Following there are prehistoric arrowheads. Weapons first to catch animals and later to go to war, to control the means of production, to defend private property and to invade other properties. Weapons as power, power as knowledge, power as Michael Foucault understand it. Weapons to make slaves as the beginning of the class society. Weapons in a tribal society, as the first step in the Marx evolution classification.
With the narrows there are drawings from prisoners of the 2003 invasion of Iraq. The drawings criticize the war, the propaganda about weapons which were the reason for the war but were never found. All wars are commercials. All the wars want the control of the meanings of production, of the crude oil in this case. The second Iraq War, named the Gulf War, -before the invasion- was the first one seen as a videogame, live, at home, on your tv. Baudrillard said we even don’t take it seriously, “The Gulf War did not take place” summarizes his thesis.
The next are banknotes. Money is a technology. Is a system to trade goods. To trade what we produce. They are coupons and share certificates issued during the collapse of the Soviet Union. The coupons are written, belong to the historic era, the era of writing, and are printed, after the invention of the press. The writing is a technology, and the press is a development of that technology. Greater than any contemporary gadget. The press opened the door to share the knowledge.
Beside the printed money there is a magnificent work of William Morris.
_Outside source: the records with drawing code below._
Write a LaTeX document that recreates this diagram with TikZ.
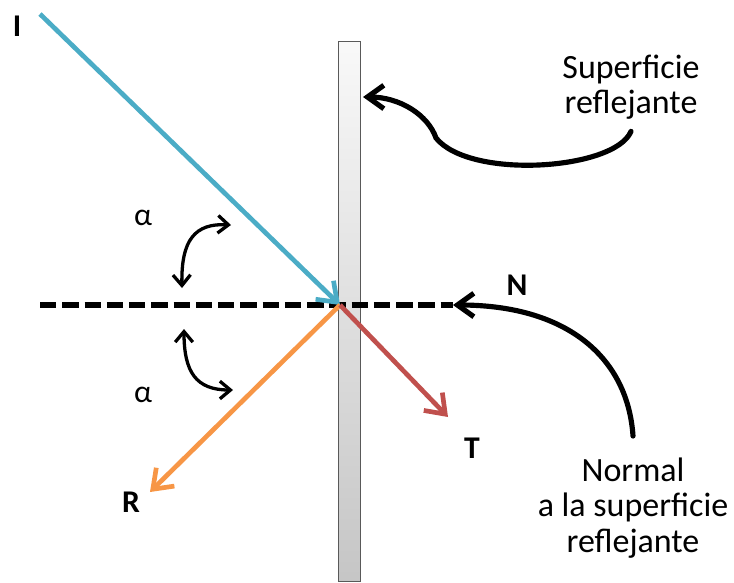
\documentclass[tikz,border=0pt]{standalone}
\usepackage{fontspec}
\setmainfont{Carlito}
\usetikzlibrary{arrows.meta}
\definecolor{rayblue}{RGB}{75,172,198}
\definecolor{rayorange}{RGB}{247,150,70}
\definecolor{rayred}{RGB}{192,80,77}
\begin{document}
\begin{tikzpicture}[x=0.03cm,y=-0.03cm,ray/.style={line width=4pt, -{Straight Barb[length=15pt,width=22pt]}},pointer/.style={line width=4.4pt, line cap=round, -{Straight Barb[length=14pt,width=20pt]}},anglearrow/.style={line width=2.8pt, {Straight Barb[length=9pt,width=15pt]}-{Straight Barb[length=9pt,width=15pt]}},normalline/.style={line width=4.6pt, dash pattern=on 14pt off 5pt},mirrorbar/.style={draw=gray!70!black, line width=0.8pt, top color=gray!5, bottom color=gray!45},letter/.style={font=\fontsize{27}{30}\selectfont\bfseries},greek/.style={font=\fontsize{27}{30}\selectfont},note/.style={align=center, font=\fontsize{29}{30}\selectfont}]
\useasboundingbox (0,0) rectangle (734,582);
\path[mirrorbar] (338,41) rectangle (360,581);
\coordinate (O) at (340,305); \coordinate (Istart) at (40,14); \coordinate (Rend) at (150,492); \coordinate (Tend) at (448,417);
\coordinate (Nstart) at (40,305); \coordinate (Nend) at (453,305); \coordinate (S) at (363,97);
\draw[normalline] (Nstart) -- (Nend);
\draw[ray, rayblue] (Istart) -- (O); \draw[ray, rayorange] (O) -- (Rend); \draw[ray, rayred] (O) -- (Tend);
\node[letter] (labI) at (17,26) {I}; \node[letter] (labR) at (131,502) {R}; \node[letter] (labT) at (472,448) {T}; \node[letter] (labN) at (517,285) {N};
\node[greek] (alphaup) at (143,218) {α}; \node[greek] (alphadown) at (143,395) {α};
\coordinate (upA) at (182,288); \coordinate (upB) at (231,225); \coordinate (downA) at (184,329); \coordinate (downB) at (233,390);
\draw[anglearrow] (upA) .. controls (181,240) and (195,223) .. (upB);
\draw[anglearrow] (downA) .. controls (184,372) and (196,390) .. (downB);
\node[note] (sup) at (631,87) {Superficie\\reflejante}; \node[note] (nor) at (633,508) {Normal\\a la superficie\\reflejante};
\path (sup.south) ++(0,8) coordinate (supfoot); \path (nor.north) ++(0,-18) coordinate (norfoot);
\draw[pointer] (supfoot) .. controls (615,170) and (470,180) .. (436,138) .. controls (428,115) and (400,97) .. (S);
\draw[pointer] (norfoot) .. controls (628,360) and (570,305) .. (Nend);
\end{tikzpicture}
\end{document}
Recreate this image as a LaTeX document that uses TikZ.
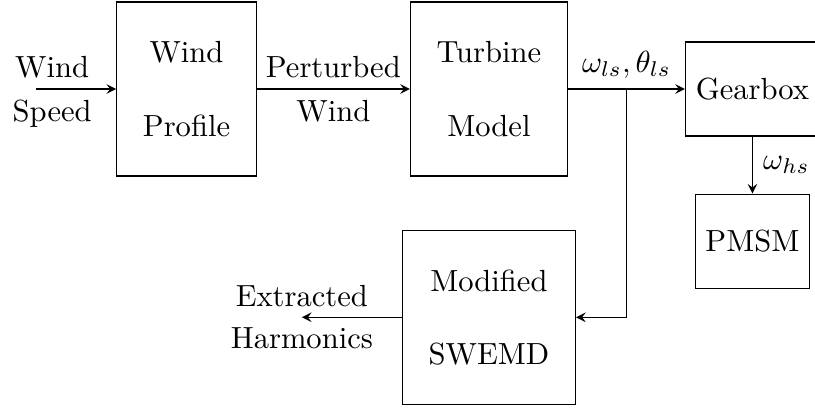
\documentclass[tikz,border=0pt]{standalone}
\usepackage{tikz}
\usetikzlibrary{positioning, arrows, calc}
\tikzset{>=stealth, block/.style={draw, align=center, inner sep=0.3cm, minimum height=2cm}, unit/.style={draw, minimum height=1.08cm}, every edge/.style={draw,->}}

\begin{document}
\begin{tikzpicture}
            \useasboundingbox (-2.144, 1.023) rectangle (7.224, -3.713);
            \node[block] at (0, 0) (wp) {Wind\\[12pt]Profile};
            \node[block, right=1.76cm of wp] (tm) {Turbine\\[12pt]Model};
            \node[unit, right=1.345cm of tm] (gb) {Gearbox};
            \node[unit, below=0.655cm of gb] (pm) {PMSM};
            \node[block, below=0.61cm of tm] (sw) {Modified\\[12pt]SWEMD};
            \coordinate[left=0.92cm of wp] (ws);
            \coordinate[left=1.15cm of sw] (eh);
            \coordinate (br) at ($(tm.east)!0.5!(gb.west)$);
            
            \draw   (ws) edge node[pos=0.2, above]{Wind} node[pos=0.2, below]{Speed} (wp)
                    (wp) edge node[above]{Perturbed} node[below]{Wind} (tm)
                    (tm) edge node[above]{$\omega_{ls}, \theta_{ls}$} (gb)
                    (gb) edge node[right]{$\omega_{hs}$} (pm)
                    (sw) edge node[pos=1, above]{Extracted} node[pos=1, below]{Harmonics} (eh);
            \draw[->] (br) |- (sw.east);
        \end{tikzpicture}
\end{document}
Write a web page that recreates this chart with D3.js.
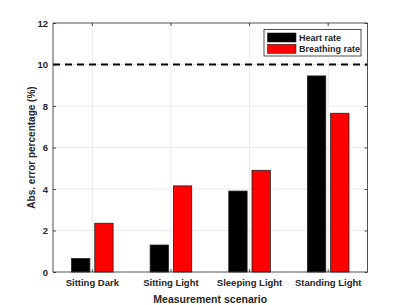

A printed fabric, showed with the stamps used to print it. The delicacy with wich the stamps are made is as beautiful as the print. We can see how Morris understands technology as a part of the whole thing -Jeremy Deller is talking about the whole thing- in a different way as the car producers. Deller call his way of work Social Surrealism.
Opposite the money there is a mural with a colossus sinking a big yatch in front of the view of Venice where the Biennale take place. The yatch was owned by Roman Abramovich, the colossus is William Morris. Art and politics are a magma inseparable. We can imagine a contemporary Morris shouting “I said art politic, stupid!”, angry as Slavoj Zizec. Even the less simple draw can be suited in a political mean, because is surrounded by a producer, seller, consumer and market.
A big owl painted on the wall, free, with no rings on its paws, is holding a mashed car. Is getting over the technology. The same owl which appears in the film Her, in a big screen just a few seconds threatening the back of the protagonist who have fall in love with an OS. Until he realizes that the OS, in fact an artificial intelligence, just says what he want to hear, at the same time to many others, to make him -all of them- feel happy, to make him -all of them- faithful to the product he have purchased.
What are all these things talking about? As Umberto Eco said, Superman not save the world but the private property. This owl is a natural superhero who don’t know about property, knows about wild life. Knows about rules to live in a balanced environment. As William Morris.
Roland Barthes wrote The Death of the Authorin 1967, Jean Baudrillard The System of Objects in 1968, Umberto Eco Apocalittici e integrati on 1964, Guy Debord The Society of the Spectacle in 1967, Michael Foucault Surveiller et punir: Naissance de la prison in 1975, and Dawid Bowie The Rise and Fall of Ziggy Stardust and the Spiders from Mars on 1972. All of them in the beginning of Postmodernism, giving a critical view of the life in community and warning against an uncritical and banal way of life. Critical as the voice of William Morris in the beginning of the Modernism. The exhibition is full of associations, ideas and suggestions to develop by the spectator.
At the end of the exhibiton you can print yourself with a rubber stamp a reproduction of one of the murals of the show. The owl or William Morris. And get it for free.